Write out the material again exactly, please, and omit the pictures.

_Given data_.
begin

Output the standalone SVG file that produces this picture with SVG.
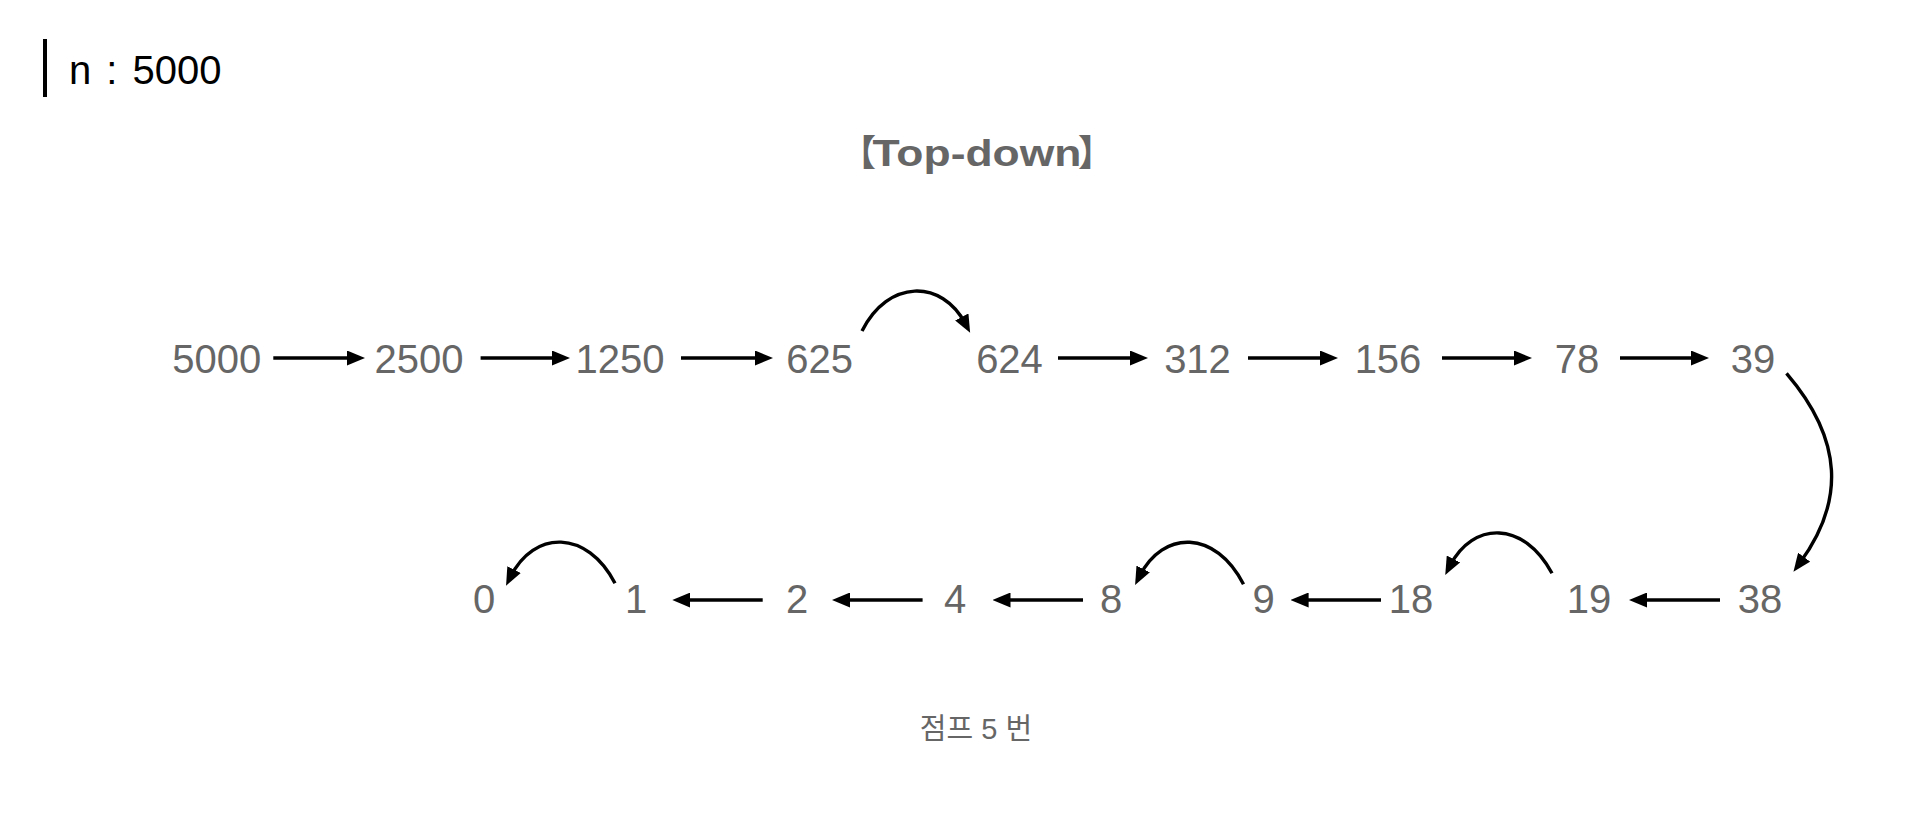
<svg xmlns="http://www.w3.org/2000/svg" width="1918" height="818" viewBox="0 0 1918 818">
<style>
.node{font-family:"Liberation Sans",Arial,sans-serif;font-size:40px;fill:#666666;text-anchor:middle}
.edge{fill:none;stroke:#000;stroke-width:3.4;marker-end:url(#ah)}
.title{font-family:"Liberation Sans","Noto Sans CJK KR",sans-serif;font-size:36px;font-weight:bold;fill:#666666}
.hdr{font-family:"Liberation Sans",Arial,sans-serif;font-size:40px;fill:#000;word-spacing:4px}
.lbl{font-family:"Liberation Sans","Noto Sans CJK KR",sans-serif;font-size:29px;fill:#666666;text-anchor:middle}
</style>
<defs>
<marker id="ah" markerWidth="18" markerHeight="15" refX="8" refY="7.5" orient="auto" markerUnits="userSpaceOnUse" viewBox="0 0 18 15">
<path d="M0,0 L18,7.5 L0,15 z" fill="#000"/>
</marker>
</defs>
<rect width="1918" height="818" fill="#fff"/>
<g id="header">
<rect x="43" y="39" width="4" height="58" fill="#000"/>
<text class="hdr" x="69" y="83.5">n : 5000</text>
</g>
<g id="title"><text class="title" y="166"><tspan x="876" text-anchor="end">【</tspan><tspan x="872.5" textLength="209" lengthAdjust="spacingAndGlyphs">Top-down</tspan><tspan x="1078">】</tspan></text></g>
<g id="n5000"><text class="node" x="216.7" y="373">5000</text></g>
<g id="n2500"><text class="node" x="419" y="373">2500</text></g>
<g id="n1250"><text class="node" x="620" y="373">1250</text></g>
<g id="n625"><text class="node" x="819.6" y="373">625</text></g>
<g id="n624"><text class="node" x="1009.5" y="373">624</text></g>
<g id="n312"><text class="node" x="1197.5" y="373">312</text></g>
<g id="n156"><text class="node" x="1388" y="373">156</text></g>
<g id="n78"><text class="node" x="1577" y="373">78</text></g>
<g id="n39"><text class="node" x="1753" y="373">39</text></g>
<g id="n38"><text class="node" x="1760" y="613">38</text></g>
<g id="n19"><text class="node" x="1589" y="613">19</text></g>
<g id="n18"><text class="node" x="1411" y="613">18</text></g>
<g id="n9"><text class="node" x="1263.5" y="613">9</text></g>
<g id="n8"><text class="node" x="1111" y="613">8</text></g>
<g id="n4"><text class="node" x="955" y="613">4</text></g>
<g id="n2"><text class="node" x="797" y="613">2</text></g>
<g id="n1"><text class="node" x="636" y="613">1</text></g>
<g id="n0"><text class="node" x="484" y="613">0</text></g>
<g id="connectors">
<path class="edge" d="M273.3,358 L355,358"/>
<path class="edge" d="M480.6,358 L560,358"/>
<path class="edge" d="M681,358 L763,358"/>
<path class="edge" d="M862,331 C888,279 942,279 965.5,324"/>
<path class="edge" d="M1058,358 L1138,358"/>
<path class="edge" d="M1248,358 L1328,358"/>
<path class="edge" d="M1442,358 L1522,358"/>
<path class="edge" d="M1620,358 L1699,358"/>
<path class="edge" d="M1786.5,373.3 C1843.4,439.8 1845.1,501.7 1799.4,563.6"/>
<path class="edge" d="M1720,600 L1639,600"/>
<path class="edge" d="M1552,573.3 C1524,520.7 1473,520.7 1449.8,566.1"/>
<path class="edge" d="M1381,600 L1300.6,600"/>
<path class="edge" d="M1243.5,584.3 C1215.5,529.6 1163,529.6 1139.6,576.1"/>
<path class="edge" d="M1083,600 L1002.5,600"/>
<path class="edge" d="M922.6,600 L842,600"/>
<path class="edge" d="M762.7,600 L682.3,600"/>
<path class="edge" d="M615,583.3 C587,529.5 534,529.5 510.5,576.8"/>
</g>
<g id="label"><text class="lbl" x="976" y="739">점프 5 번</text></g>
</svg>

end

_Exercise output_.
Output the standalone SVG file that produces this picture with SVG.
<svg xmlns="http://www.w3.org/2000/svg" width="1918" height="818" viewBox="0 0 1918 818">
<style>
.node{font-family:"Liberation Sans",Arial,sans-serif;font-size:40px;fill:#666666;text-anchor:middle}
.edge{fill:none;stroke:#000;stroke-width:3.4;marker-end:url(#ah)}
.title{font-family:"Liberation Sans","Noto Sans CJK KR",sans-serif;font-size:36px;font-weight:bold;fill:#666666}
.hdr{font-family:"Liberation Sans",Arial,sans-serif;font-size:40px;fill:#000;word-spacing:4px}
.lbl{font-family:"Liberation Sans","Noto Sans CJK KR",sans-serif;font-size:29px;fill:#666666;text-anchor:middle}
</style>
<defs>
<marker id="ah" markerWidth="18" markerHeight="15" refX="8" refY="7.5" orient="auto" markerUnits="userSpaceOnUse" viewBox="0 0 18 15">
<path d="M0,0 L18,7.5 L0,15 z" fill="#000"/>
</marker>
</defs>
<rect width="1918" height="818" fill="#fff"/>
<g id="header">
<rect x="43" y="39" width="4" height="58" fill="#000"/>
<text class="hdr" x="69" y="83.5">n : 5000</text>
</g>
<g id="title"><text class="title" y="166"><tspan x="876" text-anchor="end">【</tspan><tspan x="872.5" textLength="209" lengthAdjust="spacingAndGlyphs">Top-down</tspan><tspan x="1078">】</tspan></text></g>
<g id="n5000"><text class="node" x="216.7" y="373">5000</text></g>
<g id="n2500"><text class="node" x="419" y="373">2500</text></g>
<g id="n1250"><text class="node" x="620" y="373">1250</text></g>
<g id="n625"><text class="node" x="819.6" y="373">625</text></g>
<g id="n624"><text class="node" x="1009.5" y="373">624</text></g>
<g id="n312"><text class="node" x="1197.5" y="373">312</text></g>
<g id="n156"><text class="node" x="1388" y="373">156</text></g>
<g id="n78"><text class="node" x="1577" y="373">78</text></g>
<g id="n39"><text class="node" x="1753" y="373">39</text></g>
<g id="n38"><text class="node" x="1760" y="613">38</text></g>
<g id="n19"><text class="node" x="1589" y="613">19</text></g>
<g id="n18"><text class="node" x="1411" y="613">18</text></g>
<g id="n9"><text class="node" x="1263.5" y="613">9</text></g>
<g id="n8"><text class="node" x="1111" y="613">8</text></g>
<g id="n4"><text class="node" x="955" y="613">4</text></g>
<g id="n2"><text class="node" x="797" y="613">2</text></g>
<g id="n1"><text class="node" x="636" y="613">1</text></g>
<g id="n0"><text class="node" x="484" y="613">0</text></g>
<g id="connectors">
<path class="edge" d="M273.3,358 L355,358"/>
<path class="edge" d="M480.6,358 L560,358"/>
<path class="edge" d="M681,358 L763,358"/>
<path class="edge" d="M862,331 C888,279 942,279 965.5,324"/>
<path class="edge" d="M1058,358 L1138,358"/>
<path class="edge" d="M1248,358 L1328,358"/>
<path class="edge" d="M1442,358 L1522,358"/>
<path class="edge" d="M1620,358 L1699,358"/>
<path class="edge" d="M1786.5,373.3 C1843.4,439.8 1845.1,501.7 1799.4,563.6"/>
<path class="edge" d="M1720,600 L1639,600"/>
<path class="edge" d="M1552,573.3 C1524,520.7 1473,520.7 1449.8,566.1"/>
<path class="edge" d="M1381,600 L1300.6,600"/>
<path class="edge" d="M1243.5,584.3 C1215.5,529.6 1163,529.6 1139.6,576.1"/>
<path class="edge" d="M1083,600 L1002.5,600"/>
<path class="edge" d="M922.6,600 L842,600"/>
<path class="edge" d="M762.7,600 L682.3,600"/>
<path class="edge" d="M615,583.3 C587,529.5 534,529.5 510.5,576.8"/>
</g>
<g id="label"><text class="lbl" x="976" y="739">점프 5 번</text></g>
</svg>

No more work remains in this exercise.